## OBJECTIVE
Write out every line of the material as it stands, apart from the pictures.

## GIVEN MATERIAL
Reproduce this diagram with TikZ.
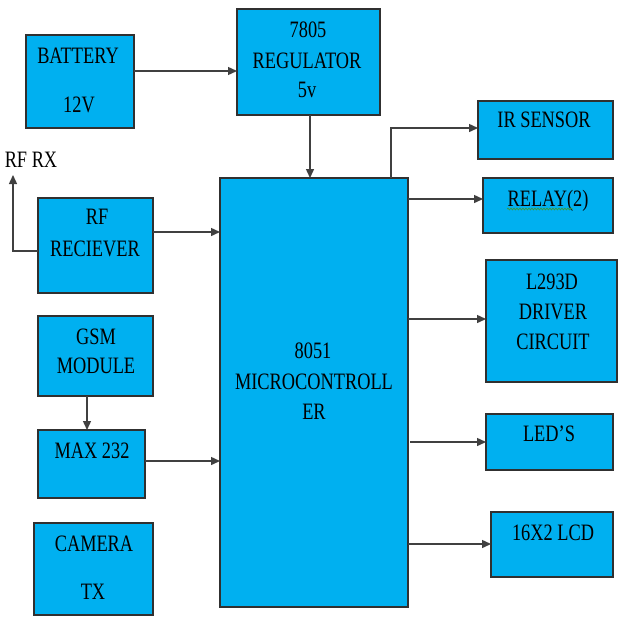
\documentclass[tikz,border=0pt]{standalone}
\usepackage{graphicx}
\usepackage{fontspec}
\setmainfont{Liberation Serif}
\newcommand{\sqz}[1]{\scalebox{0.78}[1]{#1}}
\usetikzlibrary{arrows.meta,decorations.pathmorphing}
\definecolor{boxfill}{HTML}{00B0F0}
\definecolor{edge}{HTML}{303030}
\definecolor{wire}{HTML}{404040}
\definecolor{spell}{HTML}{3C9A3C}
\tikzset{
  blk/.style={draw=edge, line width=1.3pt, fill=boxfill, anchor=north west, inner sep=0pt, outer sep=0pt},
  lbl/.style={anchor=base, inner sep=0pt, font=\rmfamily\fontsize{23.5}{28}\selectfont, text=black},
  arr/.style={draw=wire, line width=1.4pt, -{Triangle[length=9pt,width=8pt]}}
}
\begin{document}
\begin{tikzpicture}[x=1pt,y=-1pt]
\useasboundingbox (0,0) rectangle (620,616);
\fill[white] (0,0) rectangle (620,616);
% boxes
\node[blk, minimum width=108pt, minimum height=93pt] (bat) at (26,35) {};
\node[blk, minimum width=143pt, minimum height=106pt] (reg) at (237,9) {};
\node[blk, minimum width=188pt, minimum height=429pt] (mcu) at (220,178) {};
\node[blk, minimum width=115pt, minimum height=95pt] (rf) at (38,198) {};
\node[blk, minimum width=115pt, minimum height=80pt] (gsm) at (38,316) {};
\node[blk, minimum width=107pt, minimum height=68pt] (max) at (38,430) {};
\node[blk, minimum width=119pt, minimum height=92pt] (cam) at (34,523) {};
\node[blk, minimum width=135pt, minimum height=58pt] (ir) at (478,101) {};
\node[blk, minimum width=130pt, minimum height=55pt] (rly) at (483,178) {};
\node[blk, minimum width=131pt, minimum height=122pt] (drv) at (486,260) {};
\node[blk, minimum width=127pt, minimum height=56pt] (led) at (486,414) {};
\node[blk, minimum width=122pt, minimum height=65pt] (lcd) at (491,512) {};
% labels
\node[lbl] (batA) at (78,63) {\sqz{BATTERY}};
\node[lbl] (batB) at (79,112) {\sqz{12V}};
\node[lbl] (regA) at (308,37) {\sqz{7805}};
\node[lbl] (regB) at (307,68) {\sqz{REGULATOR}};
\node[lbl] (regC) at (307,97) {\sqz{5v}};
\node[lbl] (mcuA) at (313,358) {\sqz{8051}};
\node[lbl] (mcuB) at (314,389) {\sqz{MICROCONTROLL}};
\node[lbl] (mcuC) at (314,419) {\sqz{ER}};
\node[lbl] (rfA) at (97,224) {\sqz{RF}};
\node[lbl] (rfB) at (95,256) {\sqz{RECIEVER}};
\node[lbl] (gsmA) at (96,344) {\sqz{GSM}};
\node[lbl] (gsmB) at (96,373) {\sqz{MODULE}};
\node[lbl] (maxA) at (92,458) {\sqz{MAX 232}};
\node[lbl] (camA) at (94,551) {\sqz{CAMERA}};
\node[lbl] (camB) at (93,599) {\sqz{TX}};
\node[lbl] (irA) at (544,127) {\sqz{IR SENSOR}};
\node[lbl] (rlyA) at (548,206) {\sqz{RELAY(2)}};
\node[lbl] (drvA) at (552,289) {\sqz{L293D}};
\node[lbl] (drvB) at (553,319) {\sqz{DRIVER}};
\node[lbl] (drvC) at (553,349) {\sqz{CIRCUIT}};
\node[lbl] (ledA) at (549,441) {\sqz{LED’S}};
\node[lbl] (lcdA) at (553,540) {\sqz{16X2 LCD}};
\node[lbl] (rfrx) at (31,167) {\sqz{RF RX}};
\coordinate (rfcorner) at (13,251);
\coordinate (rftip) at (13,175);
\coordinate (ircorner) at (391,128);
% spell-check underline
\draw[spell, line width=0.7pt, decorate, decoration={snake, amplitude=0.9pt, segment length=3pt}] (507,209) -- (573,209);
% connectors
\draw[arr] (bat.east |- 0,71) -- (reg.west |- 0,71);
\draw[arr] (reg.south -| 310,0) -- (mcu.north -| 310,0);
\draw[arr] (rf.east |- 0,232) -- (mcu.west |- 0,232);
\draw[arr] (gsm.south -| 87,0) -- (max.north -| 87,0);
\draw[arr] (max.east |- 0,461) -- (mcu.west |- 0,461);
\draw[arr] (rf.west |- rfcorner) -- (rfcorner) -- (rftip);
\draw[arr] (mcu.north -| ircorner) -- (ircorner) -- (ir.west |- ircorner);
\draw[arr] (mcu.east |- 0,199) -- (rly.west |- 0,199);
\draw[arr] (mcu.east |- 0,319) -- (drv.west |- 0,319);
\draw[arr] (410,442) -- (led.west |- 0,442);
\draw[arr] (mcu.east |- 0,544) -- (lcd.west |- 0,544);
\end{tikzpicture}
\end{document}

## WORKED SOLUTION
Reproduce this diagram with TikZ.
\documentclass[tikz,border=0pt]{standalone}
\usepackage{graphicx}
\usepackage{fontspec}
\setmainfont{Liberation Serif}
\newcommand{\sqz}[1]{\scalebox{0.78}[1]{#1}}
\usetikzlibrary{arrows.meta,decorations.pathmorphing}
\definecolor{boxfill}{HTML}{00B0F0}
\definecolor{edge}{HTML}{303030}
\definecolor{wire}{HTML}{404040}
\definecolor{spell}{HTML}{3C9A3C}
\tikzset{
  blk/.style={draw=edge, line width=1.3pt, fill=boxfill, anchor=north west, inner sep=0pt, outer sep=0pt},
  lbl/.style={anchor=base, inner sep=0pt, font=\rmfamily\fontsize{23.5}{28}\selectfont, text=black},
  arr/.style={draw=wire, line width=1.4pt, -{Triangle[length=9pt,width=8pt]}}
}
\begin{document}
\begin{tikzpicture}[x=1pt,y=-1pt]
\useasboundingbox (0,0) rectangle (620,616);
\fill[white] (0,0) rectangle (620,616);
% boxes
\node[blk, minimum width=108pt, minimum height=93pt] (bat) at (26,35) {};
\node[blk, minimum width=143pt, minimum height=106pt] (reg) at (237,9) {};
\node[blk, minimum width=188pt, minimum height=429pt] (mcu) at (220,178) {};
\node[blk, minimum width=115pt, minimum height=95pt] (rf) at (38,198) {};
\node[blk, minimum width=115pt, minimum height=80pt] (gsm) at (38,316) {};
\node[blk, minimum width=107pt, minimum height=68pt] (max) at (38,430) {};
\node[blk, minimum width=119pt, minimum height=92pt] (cam) at (34,523) {};
\node[blk, minimum width=135pt, minimum height=58pt] (ir) at (478,101) {};
\node[blk, minimum width=130pt, minimum height=55pt] (rly) at (483,178) {};
\node[blk, minimum width=131pt, minimum height=122pt] (drv) at (486,260) {};
\node[blk, minimum width=127pt, minimum height=56pt] (led) at (486,414) {};
\node[blk, minimum width=122pt, minimum height=65pt] (lcd) at (491,512) {};
% labels
\node[lbl] (batA) at (78,63) {\sqz{BATTERY}};
\node[lbl] (batB) at (79,112) {\sqz{12V}};
\node[lbl] (regA) at (308,37) {\sqz{7805}};
\node[lbl] (regB) at (307,68) {\sqz{REGULATOR}};
\node[lbl] (regC) at (307,97) {\sqz{5v}};
\node[lbl] (mcuA) at (313,358) {\sqz{8051}};
\node[lbl] (mcuB) at (314,389) {\sqz{MICROCONTROLL}};
\node[lbl] (mcuC) at (314,419) {\sqz{ER}};
\node[lbl] (rfA) at (97,224) {\sqz{RF}};
\node[lbl] (rfB) at (95,256) {\sqz{RECIEVER}};
\node[lbl] (gsmA) at (96,344) {\sqz{GSM}};
\node[lbl] (gsmB) at (96,373) {\sqz{MODULE}};
\node[lbl] (maxA) at (92,458) {\sqz{MAX 232}};
\node[lbl] (camA) at (94,551) {\sqz{CAMERA}};
\node[lbl] (camB) at (93,599) {\sqz{TX}};
\node[lbl] (irA) at (544,127) {\sqz{IR SENSOR}};
\node[lbl] (rlyA) at (548,206) {\sqz{RELAY(2)}};
\node[lbl] (drvA) at (552,289) {\sqz{L293D}};
\node[lbl] (drvB) at (553,319) {\sqz{DRIVER}};
\node[lbl] (drvC) at (553,349) {\sqz{CIRCUIT}};
\node[lbl] (ledA) at (549,441) {\sqz{LED’S}};
\node[lbl] (lcdA) at (553,540) {\sqz{16X2 LCD}};
\node[lbl] (rfrx) at (31,167) {\sqz{RF RX}};
\coordinate (rfcorner) at (13,251);
\coordinate (rftip) at (13,175);
\coordinate (ircorner) at (391,128);
% spell-check underline
\draw[spell, line width=0.7pt, decorate, decoration={snake, amplitude=0.9pt, segment length=3pt}] (507,209) -- (573,209);
% connectors
\draw[arr] (bat.east |- 0,71) -- (reg.west |- 0,71);
\draw[arr] (reg.south -| 310,0) -- (mcu.north -| 310,0);
\draw[arr] (rf.east |- 0,232) -- (mcu.west |- 0,232);
\draw[arr] (gsm.south -| 87,0) -- (max.north -| 87,0);
\draw[arr] (max.east |- 0,461) -- (mcu.west |- 0,461);
\draw[arr] (rf.west |- rfcorner) -- (rfcorner) -- (rftip);
\draw[arr] (mcu.north -| ircorner) -- (ircorner) -- (ir.west |- ircorner);
\draw[arr] (mcu.east |- 0,199) -- (rly.west |- 0,199);
\draw[arr] (mcu.east |- 0,319) -- (drv.west |- 0,319);
\draw[arr] (410,442) -- (led.west |- 0,442);
\draw[arr] (mcu.east |- 0,544) -- (lcd.west |- 0,544);
\end{tikzpicture}
\end{document}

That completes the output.